Frustration After Fascination
As one of the major cultural institution in human society, museum plays a unique role in reflecting and shaping our collective culture tendency. This summer, three major museums in New York City almost simultaneously curated exhibitions based on one common theme: the influence of digital technology. This coincidence may symbolizes the tipping point of our collective needs to reflecting this societal shift.
While “Talk to Me” in MOMA provides a more optimistic, holistic view to see our relationship with technology, “Otherworldly: Optical Delusions and Small Realities” in Museum of and Arts and Design and “Pro Tools” in Whitney Museum of American Art might see technology in a more critique way. After seeing how “Otherworldly” underlines our longing for “real” in digital flood, I think it would be interesting to recall a theme in “Pro Tools”: everlasting frustration.
“Pro Tools” is a collection exhibition of Cory Arcangel, a famous hacker-turned-digital artist. He is extremely mastered in mixing different media–static and animated, high-tech and DIY–to create thought-provoking artwork in a humorous, awkward, ironic way.
In the exhibit, the centerpiece artwork is Various Self Playing Bowling Games(2011), a large-scale projection of six bowling video games from 1970s to 2000s. While it may represent how digital revolution improves the visual quality from 2D to 3D, it creates a dramatized theme to address the constant frustration which we have experienced: the character in the bowling game keeps guttering the ball, no matter how hard they try. Standing in front of the screen for five minutes, watching the balls keep rolling into the gutter, I really have an impulse to find out the game controller and correct this pathetic scene. But there is nothing I can do, because the game software is hacked by Cory Arcangel to show you the frustration comes with our inability to control technology.
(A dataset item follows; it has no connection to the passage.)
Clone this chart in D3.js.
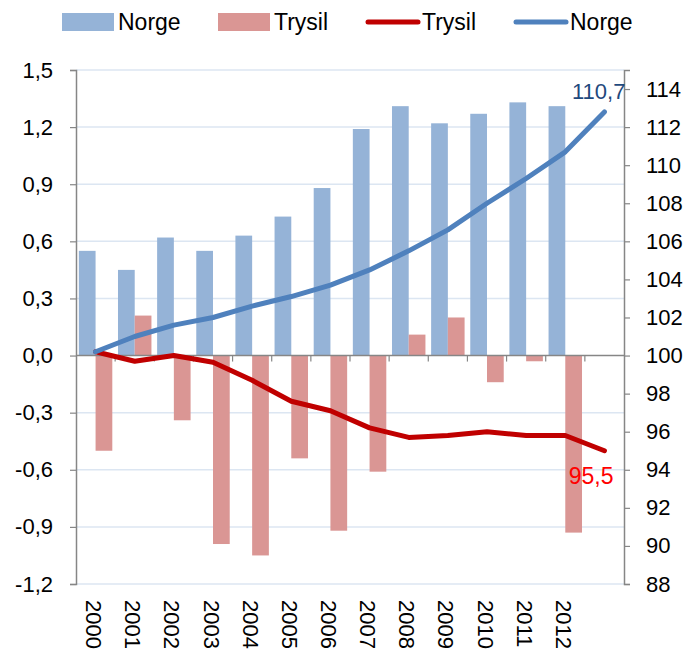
<!DOCTYPE html>
<html>
<head>
<meta charset="utf-8">
<script src="https://cdn.jsdelivr.net/npm/d3@7"></script>
<style>
  body { margin: 0; background: #fff; }
  svg text { font-family: "Liberation Sans", Arial, sans-serif; }
</style>
</head>
<body>
<script>
// data
var years = ["2000","2001","2002","2003","2004","2005","2006","2007","2008","2009","2010","2011","2012","2013"];
var barYears = years.slice(0, 13);
var norgeBars  = [0.55, 0.45, 0.62, 0.55, 0.63, 0.73, 0.88, 1.19, 1.31, 1.22, 1.27, 1.33, 1.31];
var trysilBars = [-0.50, 0.21, -0.34, -0.99, -1.05, -0.54, -0.92, -0.61, 0.11, 0.20, -0.14, -0.03, -0.93];
var norgeIndex  = [100.2, 101.0, 101.6, 102.0, 102.6, 103.1, 103.7, 104.5, 105.5, 106.6, 108.0, 109.3, 110.7, 112.8];
var trysilIndex = [100.2, 99.7, 100.0, 99.65, 98.7, 97.6, 97.1, 96.2, 95.7, 95.8, 96.0, 95.8, 95.8, 95.0];
var leftTicks  = [-1.2, -0.9, -0.6, -0.3, 0, 0.3, 0.6, 0.9, 1.2, 1.5];
var rightTicks = [88, 90, 92, 94, 96, 98, 100, 102, 104, 106, 108, 110, 112, 114];
var endLabels = {norge: "110,7", trysil: "95,5"};

// colors
var cNorgeBar = "#95B3D7", cTrysilBar = "#DA9694",
    cNorgeLine = "#4F81BD", cTrysilLine = "#C00000";

// margin
var margin = {top: 70, right: 61, bottom: 65, left: 76},
    W = 685, H = 649,
    width = W - margin.left - margin.right,
    height = H - margin.top - margin.bottom;

var svg = d3.select("body").append("svg")
    .attr("width", W)
    .attr("height", H);

var g = svg.append("g")
    .attr("transform", "translate(" + margin.left + "," + margin.top + ")");

// scales
var x = d3.scaleBand().domain(years).range([0, width]).padding(0);
var x1 = d3.scaleBand().domain(["Norge", "Trysil"]).range([0, x.bandwidth()])
    .paddingInner(0).paddingOuter(0.17);
var yL = d3.scaleLinear().domain([-1.2, 1.5]).range([height, 0]);
var yR = d3.scaleLinear().domain([88, 115]).range([height, 0]);

// gridlines
g.append("g").selectAll("line")
    .data(leftTicks.filter(function(d) { return d !== 0; }))
    .enter().append("line")
    .attr("x1", 0).attr("x2", width)
    .attr("y1", function(d) { return yL(d); })
    .attr("y2", function(d) { return yL(d); })
    .attr("stroke", "#DCE6F2")
    .attr("stroke-width", 1.5);

// bars
var bg = g.append("g").selectAll("g")
    .data(barYears)
    .enter().append("g")
    .attr("transform", function(d) { return "translate(" + x(d) + ",0)"; });

bg.append("rect")
    .attr("x", x1("Norge"))
    .attr("width", x1.bandwidth())
    .attr("y", function(d, i) { return yL(Math.max(0, norgeBars[i])); })
    .attr("height", function(d, i) { return Math.abs(yL(norgeBars[i]) - yL(0)); })
    .attr("fill", cNorgeBar);

bg.append("rect")
    .attr("x", x1("Trysil"))
    .attr("width", x1.bandwidth())
    .attr("y", function(d, i) { return yL(Math.max(0, trysilBars[i])); })
    .attr("height", function(d, i) { return Math.abs(yL(trysilBars[i]) - yL(0)); })
    .attr("fill", cTrysilBar);

// category axis at zero
var xAxis = g.append("g")
    .attr("transform", "translate(0," + yL(0) + ")");
xAxis.append("line")
    .attr("x1", 0).attr("x2", width)
    .attr("stroke", "#868686").attr("stroke-width", 1.5);
xAxis.selectAll(".tk")
    .data(years.slice(1))
    .enter().append("line")
    .attr("x1", function(d) { return x(d); })
    .attr("x2", function(d) { return x(d); })
    .attr("y1", 0).attr("y2", 6)
    .attr("stroke", "#868686").attr("stroke-width", 1.2);

// year labels at bottom, rotated
g.append("g").selectAll("text")
    .data(barYears)
    .enter().append("text")
    .attr("transform", function(d) {
        return "translate(" + (x(d) + x.bandwidth() / 2 - 9.5) + "," + (height + 16) + ") rotate(90)";
    })
    .attr("font-size", 22)
    .attr("fill", "#000")
    .text(function(d) { return d; });

// left axis
var axL = g.append("g")
    .call(d3.axisLeft(yL).tickValues(leftTicks).tickSize(6).tickPadding(17)
        .tickFormat(function(d) { return d3.format(".1f")(d).replace(".", ",").replace("−", "-"); }));
axL.select(".domain").attr("stroke", "#868686").attr("stroke-width", 1.5);
axL.selectAll(".tick line").attr("stroke", "#868686").attr("stroke-width", 1.2);
axL.selectAll("text").attr("font-size", 22).attr("fill", "#000")
    .attr("font-family", "Liberation Sans, Arial, sans-serif");

// right axis
var axR = g.append("g")
    .attr("transform", "translate(" + width + ",0)")
    .call(d3.axisRight(yR).tickValues(rightTicks).tickSize(6).tickPadding(16));
axR.select(".domain").attr("stroke", "#868686").attr("stroke-width", 1.5);
axR.selectAll(".tick line").attr("stroke", "#868686").attr("stroke-width", 1.2);
axR.selectAll("text").attr("font-size", 22).attr("fill", "#000")
    .attr("font-family", "Liberation Sans, Arial, sans-serif");

// lines
var line = d3.line()
    .x(function(d, i) { return x(years[i]) + x.bandwidth() / 2; })
    .y(function(d) { return yR(d); });

g.append("path")
    .datum(trysilIndex)
    .attr("d", line)
    .attr("fill", "none")
    .attr("stroke", cTrysilLine)
    .attr("stroke-width", 5)
    .attr("stroke-linejoin", "round")
    .attr("stroke-linecap", "round");

g.append("path")
    .datum(norgeIndex)
    .attr("d", line)
    .attr("fill", "none")
    .attr("stroke", cNorgeLine)
    .attr("stroke-width", 5)
    .attr("stroke-linejoin", "round")
    .attr("stroke-linecap", "round");

// end labels
var lastX = x(years[years.length - 1]) + x.bandwidth() / 2;
g.append("text")
    .attr("x", lastX + 21).attr("y", yR(norgeIndex[norgeIndex.length - 1]) - 13)
    .attr("text-anchor", "end")
    .attr("font-size", 22)
    .attr("fill", "#1F497D")
    .text(endLabels.norge);
g.append("text")
    .attr("x", lastX + 9).attr("y", yR(trysilIndex[trysilIndex.length - 1]) + 33)
    .attr("text-anchor", "end")
    .attr("font-size", 23)
    .attr("fill", "#FF0000")
    .text(endLabels.trysil);

// legend
var legend = svg.append("g");
var items = [
    {type: "rect", color: cNorgeBar, label: "Norge", x: 62},
    {type: "rect", color: cTrysilBar, label: "Trysil", x: 218},
    {type: "line", color: cTrysilLine, label: "Trysil", x: 366},
    {type: "line", color: cNorgeLine, label: "Norge", x: 514}
];
items.forEach(function(it) {
    if (it.type === "rect") {
        legend.append("rect")
            .attr("x", it.x).attr("y", 13)
            .attr("width", 52).attr("height", 18)
            .attr("fill", it.color);
    } else {
        legend.append("line")
            .attr("x1", it.x + 2).attr("x2", it.x + 52)
            .attr("y1", 22).attr("y2", 22)
            .attr("stroke", it.color).attr("stroke-width", 5)
            .attr("stroke-linecap", "round");
    }
    legend.append("text")
        .attr("x", it.x + 56).attr("y", 30)
        .attr("font-size", 23)
        .attr("fill", "#000")
        .text(it.label);
});
</script>
</body>
</html>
Technology promises us a better life, but it’s exactly our fascination with technology leads us to the destiny of everlasting frustration. When I walked close to another project Masters(2011), a interactive golf game allowing audience to play with a golf club, I saw a lady joyfully tried to toe the ball into the hole. Without noticing the description of this project, a hacked game keeps twisting your swing, she failed again and again. Her facial expression showed a perfect transition from excitement, confusion, frustration, finally to desperation. Like us, she is just one of the victim falling from the Eden of technology.